» **Goal of the exercise**: Retype the whole listing, please, keeping every line exact and dropping the pictures.

» **Input**:
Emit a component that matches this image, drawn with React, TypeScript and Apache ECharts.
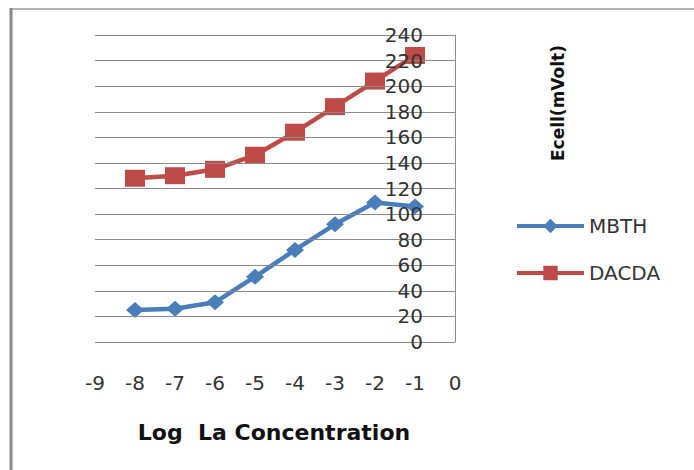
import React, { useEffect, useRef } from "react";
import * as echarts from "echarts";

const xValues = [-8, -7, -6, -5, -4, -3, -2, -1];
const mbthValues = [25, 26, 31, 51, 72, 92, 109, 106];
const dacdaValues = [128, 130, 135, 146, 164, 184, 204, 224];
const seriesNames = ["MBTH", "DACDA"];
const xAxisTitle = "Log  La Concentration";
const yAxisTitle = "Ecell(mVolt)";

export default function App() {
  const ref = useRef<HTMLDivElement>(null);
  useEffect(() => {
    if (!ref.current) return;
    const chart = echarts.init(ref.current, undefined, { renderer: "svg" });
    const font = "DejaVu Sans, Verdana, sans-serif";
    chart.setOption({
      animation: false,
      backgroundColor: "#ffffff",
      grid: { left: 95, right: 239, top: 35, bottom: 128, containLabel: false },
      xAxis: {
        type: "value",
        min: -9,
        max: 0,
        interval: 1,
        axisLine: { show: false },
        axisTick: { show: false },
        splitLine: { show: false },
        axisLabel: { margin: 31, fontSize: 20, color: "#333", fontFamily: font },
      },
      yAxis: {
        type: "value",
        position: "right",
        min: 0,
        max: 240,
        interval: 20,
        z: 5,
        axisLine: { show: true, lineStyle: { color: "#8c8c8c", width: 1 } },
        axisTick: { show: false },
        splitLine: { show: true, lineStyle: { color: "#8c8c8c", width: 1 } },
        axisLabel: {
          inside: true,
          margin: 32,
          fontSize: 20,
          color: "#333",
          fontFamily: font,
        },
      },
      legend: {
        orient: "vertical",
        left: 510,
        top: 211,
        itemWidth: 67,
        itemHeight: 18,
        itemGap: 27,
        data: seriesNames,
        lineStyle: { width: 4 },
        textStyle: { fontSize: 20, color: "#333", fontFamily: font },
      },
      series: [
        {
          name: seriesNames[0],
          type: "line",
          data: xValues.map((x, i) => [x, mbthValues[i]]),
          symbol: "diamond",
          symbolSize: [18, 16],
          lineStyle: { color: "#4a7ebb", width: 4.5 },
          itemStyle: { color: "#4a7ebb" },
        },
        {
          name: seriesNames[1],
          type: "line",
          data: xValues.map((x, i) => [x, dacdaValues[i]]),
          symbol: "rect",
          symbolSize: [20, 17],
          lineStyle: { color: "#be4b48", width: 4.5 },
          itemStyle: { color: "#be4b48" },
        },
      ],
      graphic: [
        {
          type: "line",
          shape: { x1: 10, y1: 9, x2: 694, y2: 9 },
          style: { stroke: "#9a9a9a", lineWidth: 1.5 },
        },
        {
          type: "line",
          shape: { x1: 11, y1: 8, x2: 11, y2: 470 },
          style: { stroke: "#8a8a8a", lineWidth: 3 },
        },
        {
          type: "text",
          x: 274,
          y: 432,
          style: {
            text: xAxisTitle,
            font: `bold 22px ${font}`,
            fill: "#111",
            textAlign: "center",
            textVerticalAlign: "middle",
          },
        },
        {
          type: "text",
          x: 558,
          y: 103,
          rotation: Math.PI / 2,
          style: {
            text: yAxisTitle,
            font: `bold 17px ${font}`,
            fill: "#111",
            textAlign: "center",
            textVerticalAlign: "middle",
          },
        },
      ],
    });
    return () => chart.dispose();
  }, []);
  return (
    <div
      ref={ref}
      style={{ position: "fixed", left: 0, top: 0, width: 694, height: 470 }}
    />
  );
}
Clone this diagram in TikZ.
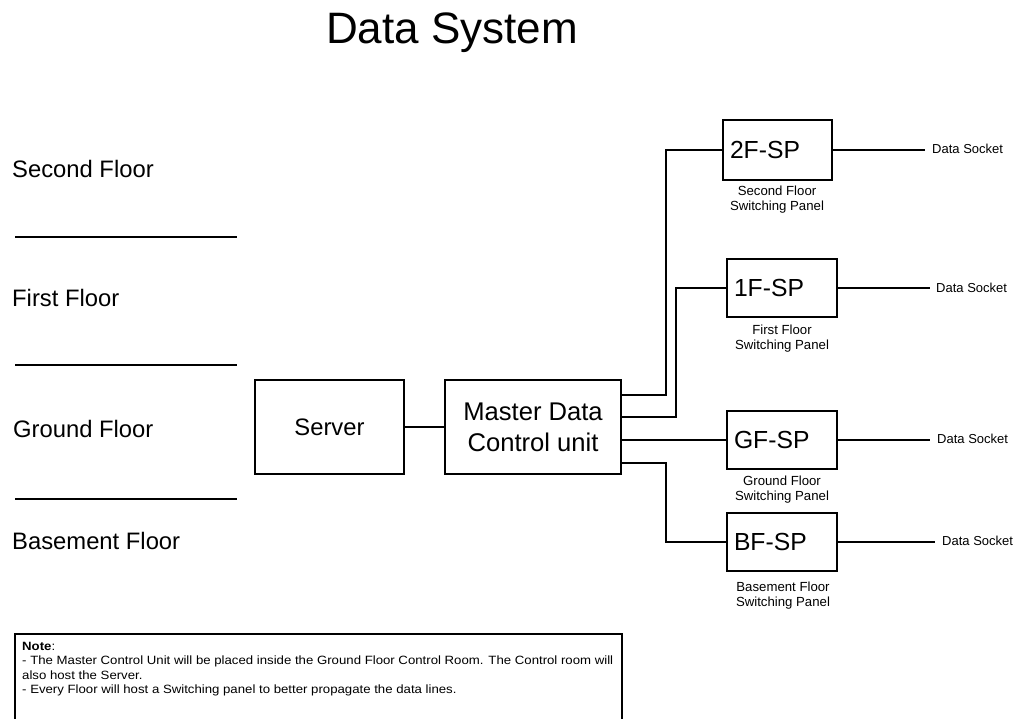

» **Result for this exercise**:
Emit a component that matches this image, drawn with React, TypeScript and Apache ECharts.
import React, { useEffect, useRef } from "react";
import * as echarts from "echarts";

const xValues = [-8, -7, -6, -5, -4, -3, -2, -1];
const mbthValues = [25, 26, 31, 51, 72, 92, 109, 106];
const dacdaValues = [128, 130, 135, 146, 164, 184, 204, 224];
const seriesNames = ["MBTH", "DACDA"];
const xAxisTitle = "Log  La Concentration";
const yAxisTitle = "Ecell(mVolt)";

export default function App() {
  const ref = useRef<HTMLDivElement>(null);
  useEffect(() => {
    if (!ref.current) return;
    const chart = echarts.init(ref.current, undefined, { renderer: "svg" });
    const font = "DejaVu Sans, Verdana, sans-serif";
    chart.setOption({
      animation: false,
      backgroundColor: "#ffffff",
      grid: { left: 95, right: 239, top: 35, bottom: 128, containLabel: false },
      xAxis: {
        type: "value",
        min: -9,
        max: 0,
        interval: 1,
        axisLine: { show: false },
        axisTick: { show: false },
        splitLine: { show: false },
        axisLabel: { margin: 31, fontSize: 20, color: "#333", fontFamily: font },
      },
      yAxis: {
        type: "value",
        position: "right",
        min: 0,
        max: 240,
        interval: 20,
        z: 5,
        axisLine: { show: true, lineStyle: { color: "#8c8c8c", width: 1 } },
        axisTick: { show: false },
        splitLine: { show: true, lineStyle: { color: "#8c8c8c", width: 1 } },
        axisLabel: {
          inside: true,
          margin: 32,
          fontSize: 20,
          color: "#333",
          fontFamily: font,
        },
      },
      legend: {
        orient: "vertical",
        left: 510,
        top: 211,
        itemWidth: 67,
        itemHeight: 18,
        itemGap: 27,
        data: seriesNames,
        lineStyle: { width: 4 },
        textStyle: { fontSize: 20, color: "#333", fontFamily: font },
      },
      series: [
        {
          name: seriesNames[0],
          type: "line",
          data: xValues.map((x, i) => [x, mbthValues[i]]),
          symbol: "diamond",
          symbolSize: [18, 16],
          lineStyle: { color: "#4a7ebb", width: 4.5 },
          itemStyle: { color: "#4a7ebb" },
        },
        {
          name: seriesNames[1],
          type: "line",
          data: xValues.map((x, i) => [x, dacdaValues[i]]),
          symbol: "rect",
          symbolSize: [20, 17],
          lineStyle: { color: "#be4b48", width: 4.5 },
          itemStyle: { color: "#be4b48" },
        },
      ],
      graphic: [
        {
          type: "line",
          shape: { x1: 10, y1: 9, x2: 694, y2: 9 },
          style: { stroke: "#9a9a9a", lineWidth: 1.5 },
        },
        {
          type: "line",
          shape: { x1: 11, y1: 8, x2: 11, y2: 470 },
          style: { stroke: "#8a8a8a", lineWidth: 3 },
        },
        {
          type: "text",
          x: 274,
          y: 432,
          style: {
            text: xAxisTitle,
            font: `bold 22px ${font}`,
            fill: "#111",
            textAlign: "center",
            textVerticalAlign: "middle",
          },
        },
        {
          type: "text",
          x: 558,
          y: 103,
          rotation: Math.PI / 2,
          style: {
            text: yAxisTitle,
            font: `bold 17px ${font}`,
            fill: "#111",
            textAlign: "center",
            textVerticalAlign: "middle",
          },
        },
      ],
    });
    return () => chart.dispose();
  }, []);
  return (
    <div
      ref={ref}
      style={{ position: "fixed", left: 0, top: 0, width: 694, height: 470 }}
    />
  );
}
Clone this diagram in TikZ.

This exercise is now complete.